---- STORED DATA
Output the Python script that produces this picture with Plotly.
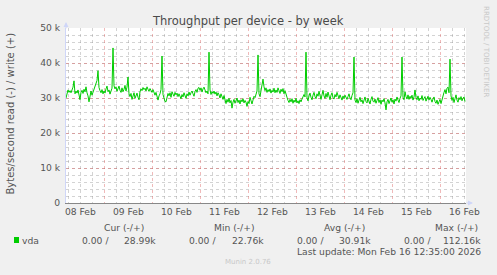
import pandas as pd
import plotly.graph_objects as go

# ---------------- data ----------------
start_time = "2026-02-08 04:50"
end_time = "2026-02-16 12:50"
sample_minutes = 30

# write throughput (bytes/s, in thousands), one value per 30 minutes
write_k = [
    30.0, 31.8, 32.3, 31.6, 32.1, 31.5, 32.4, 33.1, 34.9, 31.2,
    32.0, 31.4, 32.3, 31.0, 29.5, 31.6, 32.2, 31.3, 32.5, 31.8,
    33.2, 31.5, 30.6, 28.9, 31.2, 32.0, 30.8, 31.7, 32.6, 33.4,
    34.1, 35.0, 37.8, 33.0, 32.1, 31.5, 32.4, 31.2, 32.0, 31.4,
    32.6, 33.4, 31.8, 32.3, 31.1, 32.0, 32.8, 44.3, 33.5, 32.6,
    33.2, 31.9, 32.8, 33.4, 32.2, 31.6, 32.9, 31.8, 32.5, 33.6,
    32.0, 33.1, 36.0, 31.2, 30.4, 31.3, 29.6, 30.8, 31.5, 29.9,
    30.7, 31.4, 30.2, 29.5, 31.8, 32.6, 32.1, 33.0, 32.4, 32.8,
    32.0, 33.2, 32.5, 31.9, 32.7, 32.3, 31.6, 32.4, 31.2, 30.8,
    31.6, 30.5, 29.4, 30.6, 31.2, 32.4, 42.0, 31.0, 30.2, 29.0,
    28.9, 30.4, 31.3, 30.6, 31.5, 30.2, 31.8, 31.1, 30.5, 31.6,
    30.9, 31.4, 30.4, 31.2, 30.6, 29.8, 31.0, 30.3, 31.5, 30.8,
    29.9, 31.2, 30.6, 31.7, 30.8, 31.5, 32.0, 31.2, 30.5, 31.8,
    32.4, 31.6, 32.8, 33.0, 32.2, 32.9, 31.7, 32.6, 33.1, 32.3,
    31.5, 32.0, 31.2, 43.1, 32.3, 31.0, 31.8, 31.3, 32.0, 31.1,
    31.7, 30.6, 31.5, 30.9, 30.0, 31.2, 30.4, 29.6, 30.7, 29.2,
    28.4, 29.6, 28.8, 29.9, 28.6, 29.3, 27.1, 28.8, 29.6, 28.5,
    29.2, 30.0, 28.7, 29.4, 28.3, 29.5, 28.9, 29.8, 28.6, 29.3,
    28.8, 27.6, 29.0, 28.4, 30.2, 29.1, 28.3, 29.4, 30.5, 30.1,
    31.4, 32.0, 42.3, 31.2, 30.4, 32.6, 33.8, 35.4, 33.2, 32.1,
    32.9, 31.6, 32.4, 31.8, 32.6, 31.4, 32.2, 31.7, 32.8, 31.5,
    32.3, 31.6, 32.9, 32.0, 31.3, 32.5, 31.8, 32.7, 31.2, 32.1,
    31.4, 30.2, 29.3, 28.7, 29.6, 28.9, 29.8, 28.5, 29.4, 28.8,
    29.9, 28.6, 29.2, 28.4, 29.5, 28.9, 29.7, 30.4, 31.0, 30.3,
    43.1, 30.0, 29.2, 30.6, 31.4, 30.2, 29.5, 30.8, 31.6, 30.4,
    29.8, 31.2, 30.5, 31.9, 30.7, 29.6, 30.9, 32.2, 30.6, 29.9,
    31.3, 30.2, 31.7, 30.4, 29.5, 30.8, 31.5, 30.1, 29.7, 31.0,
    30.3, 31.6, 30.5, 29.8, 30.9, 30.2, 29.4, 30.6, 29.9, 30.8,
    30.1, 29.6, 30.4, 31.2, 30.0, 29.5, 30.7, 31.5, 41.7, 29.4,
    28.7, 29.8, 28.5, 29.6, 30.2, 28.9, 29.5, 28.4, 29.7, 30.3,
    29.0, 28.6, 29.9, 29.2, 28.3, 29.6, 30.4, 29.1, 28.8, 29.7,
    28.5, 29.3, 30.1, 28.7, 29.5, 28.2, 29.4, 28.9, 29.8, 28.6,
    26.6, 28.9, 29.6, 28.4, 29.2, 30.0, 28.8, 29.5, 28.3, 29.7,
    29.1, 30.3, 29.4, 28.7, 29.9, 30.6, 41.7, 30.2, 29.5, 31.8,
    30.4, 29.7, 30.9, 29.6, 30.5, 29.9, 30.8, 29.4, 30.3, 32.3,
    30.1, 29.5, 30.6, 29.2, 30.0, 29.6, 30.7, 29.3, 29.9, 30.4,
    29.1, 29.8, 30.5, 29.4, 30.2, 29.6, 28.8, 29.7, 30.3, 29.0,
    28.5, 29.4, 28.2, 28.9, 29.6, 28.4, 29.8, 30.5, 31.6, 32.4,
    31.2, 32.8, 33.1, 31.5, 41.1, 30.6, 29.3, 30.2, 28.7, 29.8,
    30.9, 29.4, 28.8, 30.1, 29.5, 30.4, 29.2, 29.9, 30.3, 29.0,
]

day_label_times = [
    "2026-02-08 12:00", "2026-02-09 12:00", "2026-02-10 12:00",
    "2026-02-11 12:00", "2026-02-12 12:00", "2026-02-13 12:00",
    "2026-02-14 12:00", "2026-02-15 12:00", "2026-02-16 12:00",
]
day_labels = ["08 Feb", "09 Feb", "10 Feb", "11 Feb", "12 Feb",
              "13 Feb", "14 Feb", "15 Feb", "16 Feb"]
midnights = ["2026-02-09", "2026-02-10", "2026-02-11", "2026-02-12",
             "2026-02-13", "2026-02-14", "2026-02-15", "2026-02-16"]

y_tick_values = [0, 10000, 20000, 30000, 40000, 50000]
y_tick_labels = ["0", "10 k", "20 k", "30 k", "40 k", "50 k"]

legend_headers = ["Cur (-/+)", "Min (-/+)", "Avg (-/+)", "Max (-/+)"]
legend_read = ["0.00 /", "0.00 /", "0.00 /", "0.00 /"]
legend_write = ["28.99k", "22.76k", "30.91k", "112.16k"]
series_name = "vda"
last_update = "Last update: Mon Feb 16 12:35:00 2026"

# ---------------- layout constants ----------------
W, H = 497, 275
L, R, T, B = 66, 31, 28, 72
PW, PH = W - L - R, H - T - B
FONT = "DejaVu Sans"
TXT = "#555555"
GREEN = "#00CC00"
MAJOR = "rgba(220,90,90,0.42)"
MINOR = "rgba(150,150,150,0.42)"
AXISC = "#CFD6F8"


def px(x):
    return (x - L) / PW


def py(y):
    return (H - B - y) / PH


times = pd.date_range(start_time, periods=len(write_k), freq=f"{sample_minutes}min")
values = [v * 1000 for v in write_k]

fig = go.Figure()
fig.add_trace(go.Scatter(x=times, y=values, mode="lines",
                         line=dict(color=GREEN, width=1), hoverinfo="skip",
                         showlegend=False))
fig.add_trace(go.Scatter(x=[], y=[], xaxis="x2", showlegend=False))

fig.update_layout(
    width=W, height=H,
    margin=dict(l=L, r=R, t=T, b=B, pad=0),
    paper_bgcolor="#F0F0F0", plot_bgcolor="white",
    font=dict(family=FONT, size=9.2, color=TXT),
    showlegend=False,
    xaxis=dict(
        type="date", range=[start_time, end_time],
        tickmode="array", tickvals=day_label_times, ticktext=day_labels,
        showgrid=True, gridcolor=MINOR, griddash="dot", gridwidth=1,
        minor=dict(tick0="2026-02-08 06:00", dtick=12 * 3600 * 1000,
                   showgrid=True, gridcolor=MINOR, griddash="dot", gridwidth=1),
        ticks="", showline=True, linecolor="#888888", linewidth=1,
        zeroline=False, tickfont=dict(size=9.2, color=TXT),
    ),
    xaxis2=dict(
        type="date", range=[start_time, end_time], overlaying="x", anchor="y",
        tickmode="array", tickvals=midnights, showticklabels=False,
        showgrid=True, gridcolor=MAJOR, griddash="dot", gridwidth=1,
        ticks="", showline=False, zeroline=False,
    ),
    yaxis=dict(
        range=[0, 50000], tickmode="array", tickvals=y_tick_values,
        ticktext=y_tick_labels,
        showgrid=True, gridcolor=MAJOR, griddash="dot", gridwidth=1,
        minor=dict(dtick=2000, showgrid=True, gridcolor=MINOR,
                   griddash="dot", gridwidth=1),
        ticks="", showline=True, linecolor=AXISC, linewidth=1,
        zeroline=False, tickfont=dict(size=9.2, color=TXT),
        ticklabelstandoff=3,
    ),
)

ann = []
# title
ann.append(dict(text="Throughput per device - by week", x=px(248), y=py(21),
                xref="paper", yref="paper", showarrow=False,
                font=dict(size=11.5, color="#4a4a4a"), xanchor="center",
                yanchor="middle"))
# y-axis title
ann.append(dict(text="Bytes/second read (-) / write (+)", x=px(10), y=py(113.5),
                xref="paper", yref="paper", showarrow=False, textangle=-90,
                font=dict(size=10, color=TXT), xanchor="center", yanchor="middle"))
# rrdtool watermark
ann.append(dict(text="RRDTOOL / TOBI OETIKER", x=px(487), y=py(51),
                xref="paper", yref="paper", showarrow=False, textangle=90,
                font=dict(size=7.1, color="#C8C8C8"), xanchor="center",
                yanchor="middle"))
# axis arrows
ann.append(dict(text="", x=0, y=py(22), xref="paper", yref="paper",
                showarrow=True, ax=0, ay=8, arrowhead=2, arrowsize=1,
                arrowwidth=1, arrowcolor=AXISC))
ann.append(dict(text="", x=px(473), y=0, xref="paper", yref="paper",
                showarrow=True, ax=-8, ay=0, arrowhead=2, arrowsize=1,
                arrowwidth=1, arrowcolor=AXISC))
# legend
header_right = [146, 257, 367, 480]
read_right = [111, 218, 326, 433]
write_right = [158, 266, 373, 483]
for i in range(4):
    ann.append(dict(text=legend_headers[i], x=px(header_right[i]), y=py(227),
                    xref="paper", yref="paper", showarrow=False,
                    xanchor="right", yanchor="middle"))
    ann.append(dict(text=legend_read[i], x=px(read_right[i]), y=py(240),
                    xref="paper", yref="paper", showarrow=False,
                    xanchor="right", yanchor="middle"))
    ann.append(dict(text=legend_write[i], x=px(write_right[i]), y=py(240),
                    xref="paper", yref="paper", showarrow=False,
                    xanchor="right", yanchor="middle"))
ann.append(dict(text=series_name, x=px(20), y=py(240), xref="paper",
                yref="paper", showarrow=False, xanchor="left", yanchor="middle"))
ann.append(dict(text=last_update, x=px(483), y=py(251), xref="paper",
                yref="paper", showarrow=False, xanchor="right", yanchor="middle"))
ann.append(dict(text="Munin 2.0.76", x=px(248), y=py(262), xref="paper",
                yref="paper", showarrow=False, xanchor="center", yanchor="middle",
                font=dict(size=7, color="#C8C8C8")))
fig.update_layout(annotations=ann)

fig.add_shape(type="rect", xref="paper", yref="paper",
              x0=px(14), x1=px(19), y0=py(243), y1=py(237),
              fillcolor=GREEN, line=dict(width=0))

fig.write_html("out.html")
--------
→ AIM
Only the lines from the top of the data through the line with "sample_minutes = 30" should be quoted, exactly and with both ends kept; skip the pictures.

→ OUTPUT BELOW
Output the Python script that produces this picture with Plotly.
import pandas as pd
import plotly.graph_objects as go

# ---------------- data ----------------
start_time = "2026-02-08 04:50"
end_time = "2026-02-16 12:50"
sample_minutes = 30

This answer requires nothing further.